Supplied data:
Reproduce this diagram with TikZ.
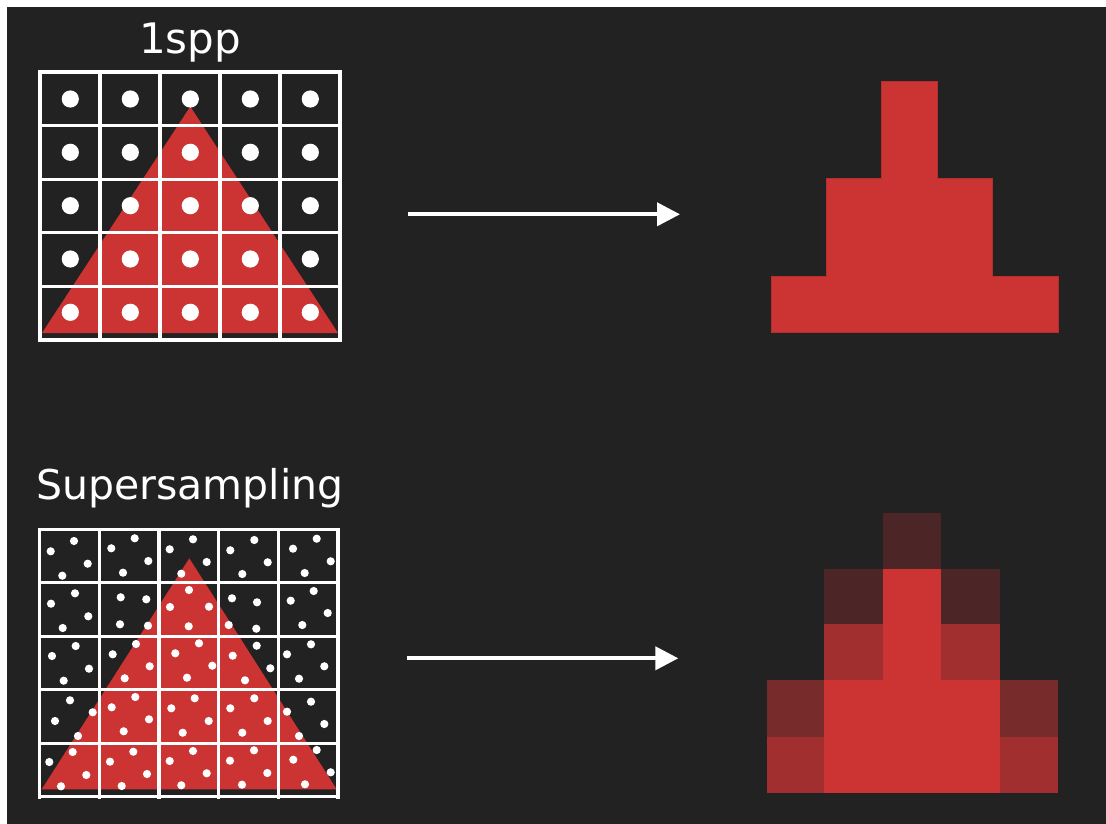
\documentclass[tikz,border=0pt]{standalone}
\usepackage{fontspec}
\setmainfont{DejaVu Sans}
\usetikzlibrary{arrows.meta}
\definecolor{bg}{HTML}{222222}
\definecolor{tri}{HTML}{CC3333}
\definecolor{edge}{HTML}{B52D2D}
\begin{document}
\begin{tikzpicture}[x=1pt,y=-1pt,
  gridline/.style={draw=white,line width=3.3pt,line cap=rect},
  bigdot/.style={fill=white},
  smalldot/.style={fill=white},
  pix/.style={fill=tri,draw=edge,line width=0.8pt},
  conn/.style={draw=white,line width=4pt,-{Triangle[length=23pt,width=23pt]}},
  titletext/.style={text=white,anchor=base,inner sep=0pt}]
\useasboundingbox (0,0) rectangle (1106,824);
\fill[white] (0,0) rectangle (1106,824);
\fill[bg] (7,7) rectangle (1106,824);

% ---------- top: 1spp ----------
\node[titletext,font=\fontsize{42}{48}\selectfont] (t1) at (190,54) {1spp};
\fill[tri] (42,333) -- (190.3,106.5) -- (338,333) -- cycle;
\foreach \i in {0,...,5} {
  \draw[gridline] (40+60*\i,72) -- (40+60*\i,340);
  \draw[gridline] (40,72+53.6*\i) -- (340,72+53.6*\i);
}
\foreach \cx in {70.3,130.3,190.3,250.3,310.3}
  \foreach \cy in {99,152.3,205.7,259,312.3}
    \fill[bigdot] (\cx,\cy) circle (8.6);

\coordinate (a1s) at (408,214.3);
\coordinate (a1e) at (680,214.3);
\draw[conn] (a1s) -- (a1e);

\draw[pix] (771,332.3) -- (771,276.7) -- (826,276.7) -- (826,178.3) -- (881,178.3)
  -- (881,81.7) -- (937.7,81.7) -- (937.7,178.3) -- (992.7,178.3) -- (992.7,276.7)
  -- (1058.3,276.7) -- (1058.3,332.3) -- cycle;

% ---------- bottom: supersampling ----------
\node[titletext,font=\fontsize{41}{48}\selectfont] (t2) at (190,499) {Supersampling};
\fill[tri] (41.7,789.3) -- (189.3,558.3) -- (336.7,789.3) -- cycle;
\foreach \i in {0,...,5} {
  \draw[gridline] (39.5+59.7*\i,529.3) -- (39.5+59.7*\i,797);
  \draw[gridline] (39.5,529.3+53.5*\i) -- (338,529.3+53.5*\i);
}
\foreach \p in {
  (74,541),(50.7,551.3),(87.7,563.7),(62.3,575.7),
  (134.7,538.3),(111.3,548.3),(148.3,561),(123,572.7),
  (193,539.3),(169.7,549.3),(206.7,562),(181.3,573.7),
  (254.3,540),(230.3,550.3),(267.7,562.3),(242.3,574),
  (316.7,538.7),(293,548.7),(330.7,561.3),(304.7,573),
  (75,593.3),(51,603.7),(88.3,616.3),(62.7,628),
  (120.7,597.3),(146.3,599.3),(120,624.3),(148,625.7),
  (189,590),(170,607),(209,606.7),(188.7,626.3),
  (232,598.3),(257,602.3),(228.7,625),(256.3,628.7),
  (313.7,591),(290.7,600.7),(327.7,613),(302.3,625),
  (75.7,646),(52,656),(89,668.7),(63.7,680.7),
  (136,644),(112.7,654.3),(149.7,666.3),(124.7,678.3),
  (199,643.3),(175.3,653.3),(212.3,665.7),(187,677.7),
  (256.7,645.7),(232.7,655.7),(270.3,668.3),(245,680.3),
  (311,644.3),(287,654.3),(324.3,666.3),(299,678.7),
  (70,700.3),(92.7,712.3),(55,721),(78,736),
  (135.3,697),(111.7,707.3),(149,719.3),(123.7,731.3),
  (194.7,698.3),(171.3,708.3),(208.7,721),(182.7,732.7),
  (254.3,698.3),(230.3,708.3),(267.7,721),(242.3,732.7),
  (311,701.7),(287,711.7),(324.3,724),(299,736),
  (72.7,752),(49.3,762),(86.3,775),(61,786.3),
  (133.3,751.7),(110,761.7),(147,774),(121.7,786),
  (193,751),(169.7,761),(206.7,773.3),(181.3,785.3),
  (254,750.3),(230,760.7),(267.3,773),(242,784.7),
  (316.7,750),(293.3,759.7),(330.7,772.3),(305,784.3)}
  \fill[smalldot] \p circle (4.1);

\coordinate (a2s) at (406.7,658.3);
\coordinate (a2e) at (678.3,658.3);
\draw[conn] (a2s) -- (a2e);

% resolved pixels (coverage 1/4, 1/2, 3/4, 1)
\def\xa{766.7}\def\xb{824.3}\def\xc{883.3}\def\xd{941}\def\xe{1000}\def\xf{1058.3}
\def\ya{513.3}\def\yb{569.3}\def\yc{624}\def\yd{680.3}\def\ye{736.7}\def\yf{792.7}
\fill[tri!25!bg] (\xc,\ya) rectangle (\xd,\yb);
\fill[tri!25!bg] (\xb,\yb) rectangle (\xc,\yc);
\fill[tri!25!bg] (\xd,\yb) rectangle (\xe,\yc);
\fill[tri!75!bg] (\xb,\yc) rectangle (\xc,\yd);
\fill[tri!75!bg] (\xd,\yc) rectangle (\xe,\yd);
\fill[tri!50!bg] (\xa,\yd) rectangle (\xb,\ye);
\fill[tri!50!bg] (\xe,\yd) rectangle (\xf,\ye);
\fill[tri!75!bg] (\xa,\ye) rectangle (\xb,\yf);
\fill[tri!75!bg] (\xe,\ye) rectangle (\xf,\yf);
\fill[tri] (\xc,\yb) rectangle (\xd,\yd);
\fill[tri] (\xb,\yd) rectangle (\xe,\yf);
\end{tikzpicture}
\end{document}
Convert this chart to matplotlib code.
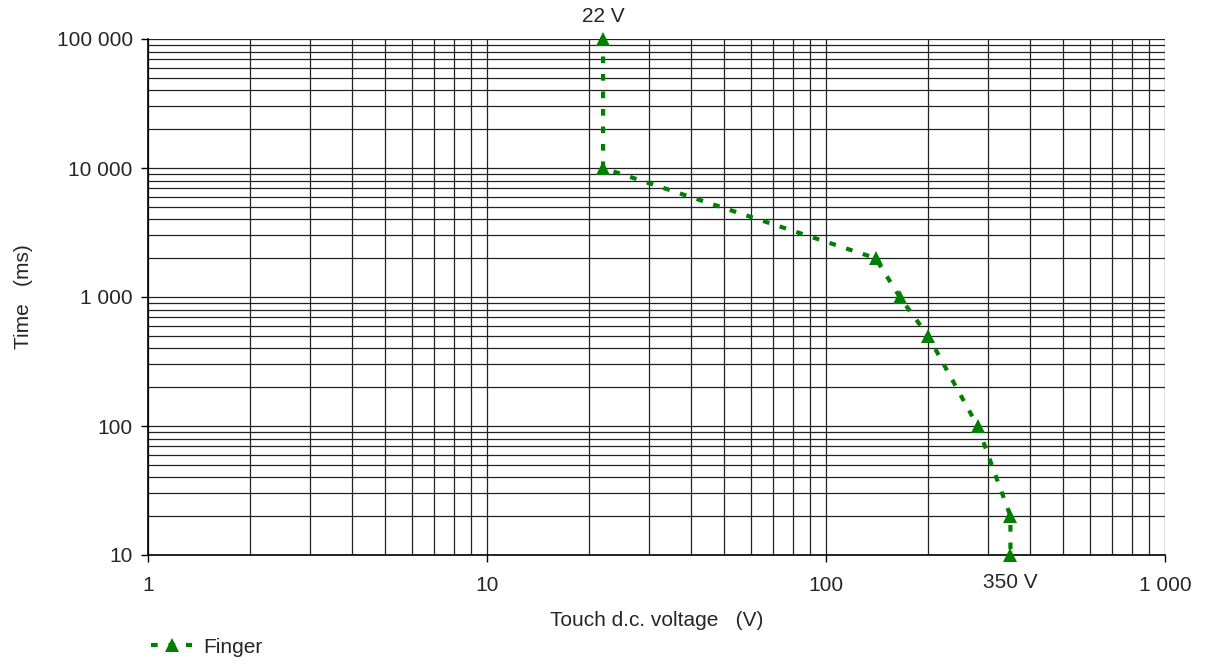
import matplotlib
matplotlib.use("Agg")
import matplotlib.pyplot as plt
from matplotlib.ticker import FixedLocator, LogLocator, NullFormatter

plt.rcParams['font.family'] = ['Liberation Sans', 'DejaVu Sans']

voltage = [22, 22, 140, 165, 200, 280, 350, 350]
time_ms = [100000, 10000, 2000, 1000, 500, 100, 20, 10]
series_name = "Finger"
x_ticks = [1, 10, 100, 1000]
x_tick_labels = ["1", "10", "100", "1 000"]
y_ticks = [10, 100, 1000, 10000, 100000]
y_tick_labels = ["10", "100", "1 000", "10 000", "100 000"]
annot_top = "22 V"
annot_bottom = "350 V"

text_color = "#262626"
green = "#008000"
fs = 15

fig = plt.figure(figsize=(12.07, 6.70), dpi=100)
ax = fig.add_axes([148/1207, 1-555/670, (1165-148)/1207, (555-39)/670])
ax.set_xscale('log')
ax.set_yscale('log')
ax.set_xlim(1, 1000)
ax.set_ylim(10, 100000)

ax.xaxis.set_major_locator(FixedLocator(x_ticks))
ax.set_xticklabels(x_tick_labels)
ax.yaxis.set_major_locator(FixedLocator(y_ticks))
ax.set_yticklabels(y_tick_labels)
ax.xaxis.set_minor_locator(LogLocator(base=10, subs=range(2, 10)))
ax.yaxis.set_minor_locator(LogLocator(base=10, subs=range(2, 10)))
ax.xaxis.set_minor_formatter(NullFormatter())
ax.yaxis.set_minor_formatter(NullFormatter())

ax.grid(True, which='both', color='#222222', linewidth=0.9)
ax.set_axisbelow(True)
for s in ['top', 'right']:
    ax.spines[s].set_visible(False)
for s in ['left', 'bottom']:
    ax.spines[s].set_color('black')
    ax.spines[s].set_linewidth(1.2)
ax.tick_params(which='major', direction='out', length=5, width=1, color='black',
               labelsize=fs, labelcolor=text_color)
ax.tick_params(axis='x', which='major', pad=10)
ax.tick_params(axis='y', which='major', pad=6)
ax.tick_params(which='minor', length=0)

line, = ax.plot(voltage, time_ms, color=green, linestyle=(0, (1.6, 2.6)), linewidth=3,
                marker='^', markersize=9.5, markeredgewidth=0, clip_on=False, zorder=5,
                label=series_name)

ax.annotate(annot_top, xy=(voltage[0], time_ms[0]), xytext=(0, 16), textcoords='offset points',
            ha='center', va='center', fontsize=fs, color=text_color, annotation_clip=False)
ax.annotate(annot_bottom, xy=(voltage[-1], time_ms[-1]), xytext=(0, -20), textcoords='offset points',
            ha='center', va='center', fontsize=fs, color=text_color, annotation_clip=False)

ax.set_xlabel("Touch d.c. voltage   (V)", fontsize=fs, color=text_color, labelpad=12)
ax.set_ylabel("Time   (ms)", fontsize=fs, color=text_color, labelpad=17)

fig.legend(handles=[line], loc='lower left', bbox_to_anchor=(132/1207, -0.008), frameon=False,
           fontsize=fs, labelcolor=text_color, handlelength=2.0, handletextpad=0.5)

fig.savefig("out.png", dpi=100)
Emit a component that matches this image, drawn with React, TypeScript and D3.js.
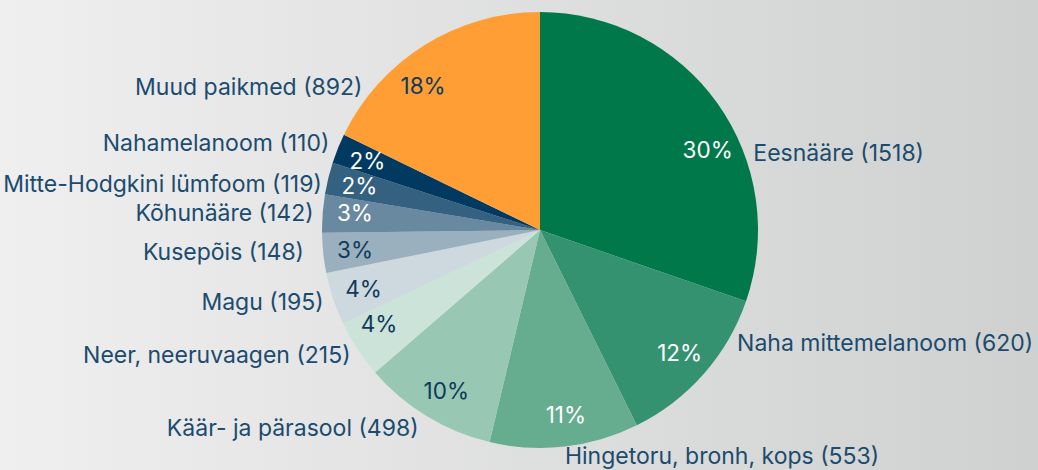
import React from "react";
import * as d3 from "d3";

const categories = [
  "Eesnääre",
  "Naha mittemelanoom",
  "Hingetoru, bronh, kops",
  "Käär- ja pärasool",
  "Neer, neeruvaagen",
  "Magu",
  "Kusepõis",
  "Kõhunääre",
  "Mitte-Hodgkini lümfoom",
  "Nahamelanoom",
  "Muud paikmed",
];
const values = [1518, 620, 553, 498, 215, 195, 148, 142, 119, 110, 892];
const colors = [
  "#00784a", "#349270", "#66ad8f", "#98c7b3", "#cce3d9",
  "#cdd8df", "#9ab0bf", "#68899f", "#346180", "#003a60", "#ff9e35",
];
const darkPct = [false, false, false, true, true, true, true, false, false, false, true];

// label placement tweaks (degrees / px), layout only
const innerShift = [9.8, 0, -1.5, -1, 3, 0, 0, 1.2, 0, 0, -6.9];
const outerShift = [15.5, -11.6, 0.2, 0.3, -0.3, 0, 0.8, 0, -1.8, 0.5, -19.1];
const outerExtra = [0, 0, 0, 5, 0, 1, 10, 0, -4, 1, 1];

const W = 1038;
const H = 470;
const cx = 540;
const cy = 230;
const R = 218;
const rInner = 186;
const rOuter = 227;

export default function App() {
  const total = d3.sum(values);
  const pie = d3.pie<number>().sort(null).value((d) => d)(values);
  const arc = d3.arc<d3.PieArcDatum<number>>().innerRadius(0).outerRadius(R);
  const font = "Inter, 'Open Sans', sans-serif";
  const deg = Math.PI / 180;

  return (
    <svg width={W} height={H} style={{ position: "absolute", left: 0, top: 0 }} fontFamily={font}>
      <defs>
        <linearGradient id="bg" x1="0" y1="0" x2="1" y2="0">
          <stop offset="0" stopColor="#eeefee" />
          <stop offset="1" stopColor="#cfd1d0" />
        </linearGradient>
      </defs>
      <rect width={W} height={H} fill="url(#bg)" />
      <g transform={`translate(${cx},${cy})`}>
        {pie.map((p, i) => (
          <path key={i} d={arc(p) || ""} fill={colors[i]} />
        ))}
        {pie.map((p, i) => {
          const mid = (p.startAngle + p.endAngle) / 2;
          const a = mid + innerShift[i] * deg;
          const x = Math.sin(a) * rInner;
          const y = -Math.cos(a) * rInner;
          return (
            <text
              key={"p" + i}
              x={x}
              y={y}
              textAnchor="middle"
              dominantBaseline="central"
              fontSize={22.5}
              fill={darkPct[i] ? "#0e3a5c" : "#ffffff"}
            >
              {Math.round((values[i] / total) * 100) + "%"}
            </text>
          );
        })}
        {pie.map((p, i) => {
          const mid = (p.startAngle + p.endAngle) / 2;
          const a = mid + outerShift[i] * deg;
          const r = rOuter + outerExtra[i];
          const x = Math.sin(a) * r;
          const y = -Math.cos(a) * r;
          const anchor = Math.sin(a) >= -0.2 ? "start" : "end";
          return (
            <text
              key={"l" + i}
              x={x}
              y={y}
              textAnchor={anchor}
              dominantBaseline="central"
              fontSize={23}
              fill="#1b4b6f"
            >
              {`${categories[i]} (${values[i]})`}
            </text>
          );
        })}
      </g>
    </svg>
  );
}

Task prompt:
In the records above, find the line containing "-- (1058.3,276.7) -- (1058.3,332.3)" and output every line from the first through that one, exactly, omitting pictures.

Expected answer:
Reproduce this diagram with TikZ.
\documentclass[tikz,border=0pt]{standalone}
\usepackage{fontspec}
\setmainfont{DejaVu Sans}
\usetikzlibrary{arrows.meta}
\definecolor{bg}{HTML}{222222}
\definecolor{tri}{HTML}{CC3333}
\definecolor{edge}{HTML}{B52D2D}
\begin{document}
\begin{tikzpicture}[x=1pt,y=-1pt,
  gridline/.style={draw=white,line width=3.3pt,line cap=rect},
  bigdot/.style={fill=white},
  smalldot/.style={fill=white},
  pix/.style={fill=tri,draw=edge,line width=0.8pt},
  conn/.style={draw=white,line width=4pt,-{Triangle[length=23pt,width=23pt]}},
  titletext/.style={text=white,anchor=base,inner sep=0pt}]
\useasboundingbox (0,0) rectangle (1106,824);
\fill[white] (0,0) rectangle (1106,824);
\fill[bg] (7,7) rectangle (1106,824);

% ---------- top: 1spp ----------
\node[titletext,font=\fontsize{42}{48}\selectfont] (t1) at (190,54) {1spp};
\fill[tri] (42,333) -- (190.3,106.5) -- (338,333) -- cycle;
\foreach \i in {0,...,5} {
  \draw[gridline] (40+60*\i,72) -- (40+60*\i,340);
  \draw[gridline] (40,72+53.6*\i) -- (340,72+53.6*\i);
}
\foreach \cx in {70.3,130.3,190.3,250.3,310.3}
  \foreach \cy in {99,152.3,205.7,259,312.3}
    \fill[bigdot] (\cx,\cy) circle (8.6);

\coordinate (a1s) at (408,214.3);
\coordinate (a1e) at (680,214.3);
\draw[conn] (a1s) -- (a1e);

\draw[pix] (771,332.3) -- (771,276.7) -- (826,276.7) -- (826,178.3) -- (881,178.3)
  -- (881,81.7) -- (937.7,81.7) -- (937.7,178.3) -- (992.7,178.3) -- (992.7,276.7)
  -- (1058.3,276.7) -- (1058.3,332.3) -- cycle;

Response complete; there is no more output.